Richard Hamilton "Lobby", 1984
07 Mar. 2003 - 01 June 2003 MACBA
Richard Hamilton (London, 1922–2011) has gone down in history as one of the founders of Pop Art. His collage Just what is it that makes today’s homes so different, so appealing (1956) – featured on the promotional poster and catalogue for the exhibition This Is Tomorrow at London’s Whitechapel Art Gallery – is considered to be a milestone in the birth of this movement, because it carries its iconographical essences: the consumer society, popular culture and everyday life unabashedly penetrate the artistic universe. But Richard Hamilton’s career goes much further, and the exhibition organised at MACBA in collaboration with the Ludwig Museum in Cologne, set out to demonstrate that this is so.
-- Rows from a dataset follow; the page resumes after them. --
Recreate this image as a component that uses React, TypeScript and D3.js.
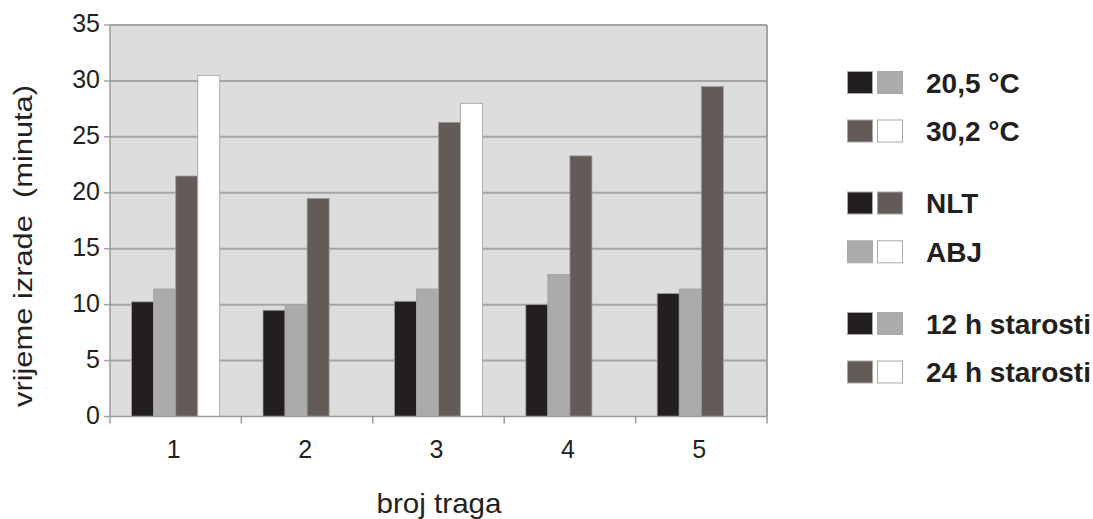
import React from "react";
import * as d3 from "d3";

const categories = ["1", "2", "3", "4", "5"];
const seriesKeys = ["nlt20", "abj20", "nlt30", "abj30"];
const nlt20 = [10.25, 9.5, 10.3, 10.0, 11.0];
const abj20 = [11.4, 10.0, 11.4, 12.7, 11.4];
const nlt30 = [21.5, 19.5, 26.3, 23.3, 29.5];
const abj30: (number | null)[] = [30.5, null, 28.0, null, null];
const seriesValues = [nlt20, abj20, nlt30, abj30];
const seriesColors = ["#231f20", "#ababab", "#635b58", "#ffffff"];
const yTicks = [0, 5, 10, 15, 20, 25, 30, 35];
const legendRows = [
  { label: "20,5 °C", colors: [0, 1] },
  { label: "30,2 °C", colors: [2, 3] },
  { label: "NLT", colors: [0, 2] },
  { label: "ABJ", colors: [1, 3] },
  { label: "12 h starosti", colors: [0, 1] },
  { label: "24 h starosti", colors: [2, 3] },
];
const legendY = [82.5, 131, 203, 251.8, 323.5, 372];

const W = 1093, H = 519;
const L = 110, R = 767, T = 25, B = 416.5;

export default function App() {
  const x = d3.scaleBand().domain(categories).range([L, R]).padding(0);
  const inner = d3
    .scaleBand()
    .domain(seriesKeys)
    .range([0, x.bandwidth()])
    .paddingInner(0)
    .paddingOuter(0.98);
  const y = d3.scaleLinear().domain([0, 35]).range([B, T]);
  const font = "'Liberation Sans', Arial, sans-serif";
  const gridColor = "#a4a4a4";

  return (
    <svg
      width={W}
      height={H}
      style={{ position: "absolute", left: 0, top: 0, background: "#fff" }}
      fontFamily={font}
    >
      <rect x={L} y={T} width={R - L} height={B - T} fill="#dddddd" />
      {yTicks.map((t) => (
        <g key={t}>
          {t > 0 && (
            <line x1={L} x2={R} y1={y(t)} y2={y(t)} stroke={gridColor} strokeWidth={2} />
          )}
          <line x1={L - 6} x2={L} y1={y(t)} y2={y(t)} stroke={gridColor} strokeWidth={1.5} />
          <text x={100} y={y(t) + 7} textAnchor="end" fontSize={25} fill="#231f20">
            {t}
          </text>
        </g>
      ))}
      <line x1={R} x2={R} y1={T} y2={B} stroke={gridColor} strokeWidth={2} />
      {seriesValues.map((vals, si) =>
        vals.map((v, ci) =>
          v == null ? null : (
            <rect
              key={`${si}-${ci}`}
              x={(x(categories[ci]) as number) + (inner(seriesKeys[si]) as number)}
              y={y(v)}
              width={inner.bandwidth()}
              height={y(0) - y(v)}
              fill={seriesColors[si]}
              stroke="#a0a0a0"
              strokeWidth={0.8}
            />
          )
        )
      )}
      <line x1={L} x2={L} y1={T} y2={B} stroke="#9a9a9a" strokeWidth={1.5} />
      <line x1={L} x2={R} y1={B} y2={B} stroke="#9a9a9a" strokeWidth={1.5} />
      {[...categories.map((c) => x(c) as number), R].map((px, i) => (
        <line key={i} x1={px} x2={px} y1={B} y2={B + 7} stroke="#9a9a9a" strokeWidth={1.5} />
      ))}
      {categories.map((c) => (
        <text
          key={c}
          x={(x(c) as number) + x.bandwidth() / 2 - 2}
          y={458}
          textAnchor="middle"
          fontSize={25}
          fill="#231f20"
        >
          {c}
        </text>
      ))}
      <text x={439} y={513} textAnchor="middle" fontSize={28} fill="#231f20" textLength={125} lengthAdjust="spacingAndGlyphs">
        broj traga
      </text>
      <text
        transform={`translate(32,246) rotate(-90)`}
        textAnchor="middle"
        fontSize={26}
        fill="#231f20"
        textLength={322}
        lengthAdjust="spacingAndGlyphs"
        style={{ whiteSpace: "pre" }}
      >
        {"vrijeme izrade  (minuta)"}
      </text>
      {legendRows.map((row, i) => (
        <g key={row.label} transform={`translate(0,${legendY[i]})`}>
          {row.colors.map((ci, k) => (
            <rect
              key={k}
              x={847.5 + k * 30}
              y={-11}
              width={25}
              height={22}
              fill={seriesColors[ci]}
              stroke="#a8a8a8"
              strokeWidth={1}
            />
          ))}
          <text x={926} y={10} fontSize={28} fontWeight="bold" fill="#231f20">
            {row.label}
          </text>
        </g>
      ))}
    </svg>
  );
}
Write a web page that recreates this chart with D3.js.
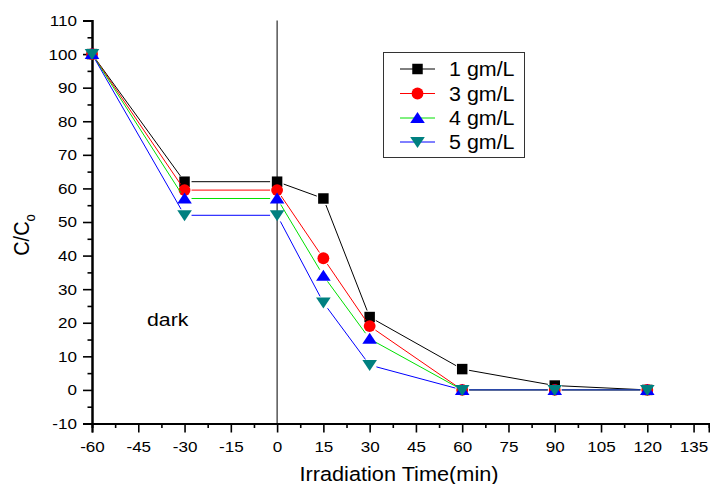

It assembled a selection of 180 works produced between 1938 and 2002 – drawings, paintings, collages, objects and installations – arranged according to generic categories: portraits, interiors, landscapes, floral motifs and historical paintings. The idea was to take into account Hamilton’s constant process of reinterpretation throughout his career of the genres, techniques and history of painting. Hamilton’s work dramatises the polarities that exist between figuration and abstraction; between art, design, and advertising; between high and low culture; between aesthetic innovation and political commitment.